Whilst the ASA appreciates that it is not generally the advertiser’s intention to offend, it will consider how viewers are likely interpret the ad, rather than the advertiser’s intention. Light-hearted depictions may sometimes be acceptable; however, humour does not in itself prevent an ad from being likely to cause offence, and humour which is derived from religion or belief is often likely to be offensive. 

It is quite common for the ASA to receive complaints about religious beliefs being depicted in a humorous way in ads during important events in religious calendars. For example, Christian imagery in and around Christmas and Easter. The ASA chose not to uphold complaints about fashion ads seen around Christmas that showed a man giving a woman a Mulberry handbag as a gift in scenes reminiscent of the Christmas Nativity story. It considered most viewers would understand it as a light hearted take on the Nativity story, intended to comment on the effect of consumerism on Christmas rather than mocking or denigrating Christian belief (Mulberry Company (Sales) Ltd, 23 December 2015). In contrast, an ad for a sex toy sold around Easter 2017 was considered likely to cause offence on the grounds of religion because it included the double entendre “res-erection” and the text “Sinful Sunday”,  playing on the religious prominence of the Easter holiday (Honey Birdette (UK) Ltd, 12 July 2017).

Gentle humour may be acceptable when reflecting mainstream culture if religious references have passed into mainstream culture more generally. In 2014 the ASA received complaints that a Christmas themed ad referring to "all our stupid songs" was likely to cause offence because it mocked carol singing, an element of Christian worship. The ASA did not uphold the complaints, noting that the activity was part of British Christmas tradition, followed by both Christians and non-Christians alike (Kentucky Fried Chicken (Great Britain) Ltd, 5 March 2014). 

The ASA did not uphold complaints about an ad for Salesforce, which featured a woman levitating in the lotus position, saying the name “Tom” with a long ‘Om’ sound. Complainants were concerned that some people may have found the depiction of meditation and the use of the ‘Om’ sound offensive. However, the ASA considered that viewers would be likely to interpret it as a humorous representation of meditation practices which were widely associated with non-religious wellness or mindfulness techniques, and would be unlikely to find the use of the elongated ‘Om’ sound to mimic or mock a specific spiritual practice (Salesforce UK Ltd, 6 October 2021).

Using religious imagery or language

The use of religious imagery or language may be considered acceptable, provided it is not mocking or disrespectful. A complaint about an ad for an album which featured an image reminiscent of the Black Madonna of Czestochowa, a revered icon of the Virgin Mary in the Catholic Christian faith, with the face of a snarling dog was not upheld, because the image was not considered mocking or denigratory towards the Madonna or the Christian faith in general (SharpTone Records, 4 July 2018).  In contrast, an ad which featured an image of a crucifixion, with cartoon style imagery of blood dripping from a hand pierced by a nail alongside the text “nailed on bonus”, “dearly departed JC” and “sacrilecious [sic] bonus” was considered likely to cause offence, particularly to those of the Christian faith to whom the image would have a particularly strong resonance (Boylesports Enterprise, 18 May 2016).

Using religious imagery to advertise products or themes contrary to central or sensitive religious beliefs is likely to be problematic.
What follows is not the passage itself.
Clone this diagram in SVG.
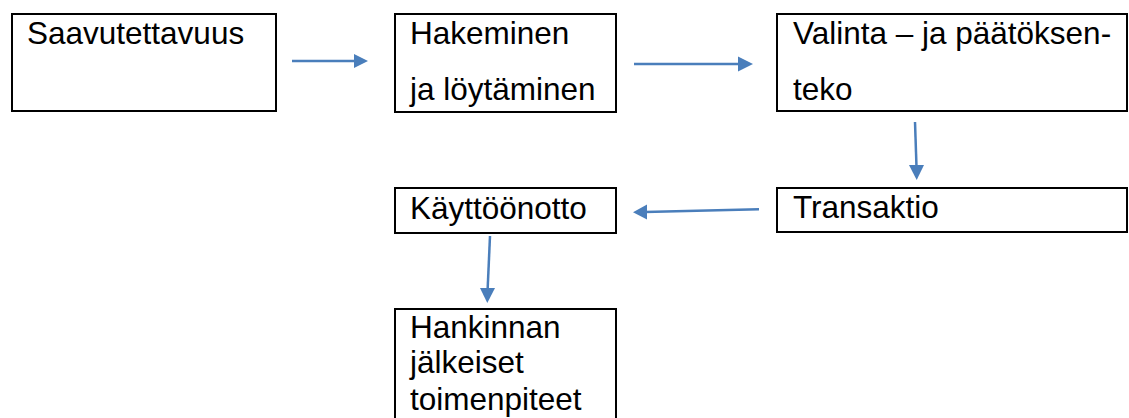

The ASA upheld complaints about an ad for a music album, which included the headline "HOLY FVCK", and featured the artist bound up in a bondage-style outfit whilst lying on a mattress shaped like a crucifix, with her legs bound to one side, reminiscent of Christ on the cross. The ASA considered that this was likely to be viewed as linking sexuality to the sacred symbol of the crucifix and the crucifixion, and was likely to cause serious offence to Christians. The ad was also considered irresponsibly targeted because it referred to a swear word that many would find offensive, and had appeared in an untargeted medium and public place where children were likely to see it (Universal Music Operations Ltd, January 2023). In 2006, the ASA considered that changing an image of The Last Supper to show Jesus in a casino and his apostles playing roulette was likely to offend (Paddy Power, 11 January 2006). Similarly an ad for the morning after pill, placed in the run up to Christmas,  which included the heading “Immaculate Contraception?” generated over 180 complaints and was considered liekly to cause serious offence, by mis-using a fundamental Catholic belief (Schering Health Care Ltd, 22 December 2004).
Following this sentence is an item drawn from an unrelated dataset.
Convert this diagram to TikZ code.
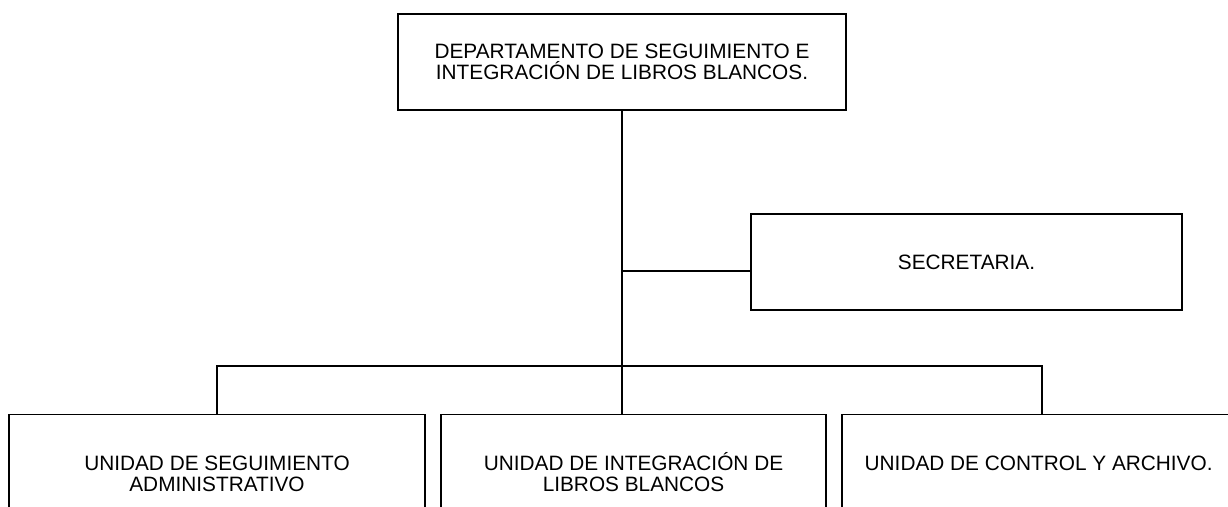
\documentclass[tikz,border=0pt]{standalone}
\usepackage{fontspec}
\setmainfont{Liberation Sans}
\usetikzlibrary{positioning}
\begin{document}
\begin{tikzpicture}[x=1pt,y=-1pt,line width=1.4pt,
    box/.style={draw, align=center, inner sep=0pt, font=\fontsize{20.8}{21}\selectfont},
    boxtext/.style={align=center, inner sep=0pt, anchor=north, font=\fontsize{20.8}{21}\selectfont}]
  \clip (0,0) rectangle (1228,506);

  % head and secretary
  \node[box, minimum width=448pt, minimum height=96pt] (dep) at (622,62)
    {DEPARTAMENTO DE SEGUIMIENTO E\\INTEGRACIÓN DE LIBROS BLANCOS.};
  \node[box, minimum width=431pt, minimum height=96pt] (sec) at (966.5,262) {SECRETARIA.};
  \coordinate (secin) at ([yshift=-9pt]sec.west);

  % units (cut off at the bottom)
  \node[box, anchor=north, minimum width=416pt, minimum height=150pt] (usa) at (217,414) {};
  \node[box, anchor=north, minimum width=385pt, minimum height=150pt] (uil) at (633.5,414) {};
  \node[box, anchor=north, minimum width=400pt, minimum height=150pt] (uca) at (1042,414) {};
  \node[boxtext] (usat) at ([yshift=-38pt]usa.north) {\vphantom{Ó}UNIDAD DE SEGUIMIENTO\\ADMINISTRATIVO};
  \node[boxtext] (uilt) at ([yshift=-38pt]uil.north) {\vphantom{Ó}UNIDAD DE INTEGRACIÓN DE\\LIBROS BLANCOS};
  \node[boxtext, anchor=north west] (ucat) at ([yshift=-38pt]864,414) {\vphantom{Ó}UNIDAD DE CONTROL Y ARCHIVO.};

  % connectors
  \coordinate (bus) at (622,366);
  \draw (dep.south) -- (dep.south |- uil.north);
  \draw (dep.south |- secin) -- (secin);
  \draw (usa.north) |- (bus) -| (uca.north);
\end{tikzpicture}
\end{document}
Don’t make offensive generalisations

Whilst it is acceptable to present beliefs and challenge others in advertising, this should not be done in a way which could ridicule or demean any religions or beliefs. Objective claims made in relation to religion or belief must not mislead. A national press ad for the Gay Police Association highlighted homophobic incidents where the sole or primary motivating factor was the religious belief of the perpetrator, and stated "in the name of the father", showing a photograph of a Bible next to a pool of blood. Complainants believed the ad implied that Christians were the perpetrators of the reported incidents and that all Christians shared these views. The ASA agreed that this message was likely to offend Christian readers, and was misleading (Gay Police Association, 18 October 2006).

Read the Advertising Guidance for further advice

Although religious offence accounts for few complaints to the ASA, the offence caused can be very serious. CAP has issued Advertising Guidance on how to avoid causing religious offence, which covers these topics:

  • The sacred: aspects of religion that are so sacred their depiction is likely to break the Code
  • Christianity and common culture: tolerance that extends to the use of Christian images and words
  • Non-Christian faiths: the need for greater sensitivity towards minority faiths
  • Language: ecclesiastical language and what might or might not offend
  • Sex and Religion: the use of sexualised images
  • Location, context, timing and media: where and when to avoid advertising, for example posters showing nudity close to places of worship
  • Relevance of the product
  • Humour: whether humour gets round offence
  • Cause-related advertising: is it acceptable for charities and good causes to use religious images to generate interest?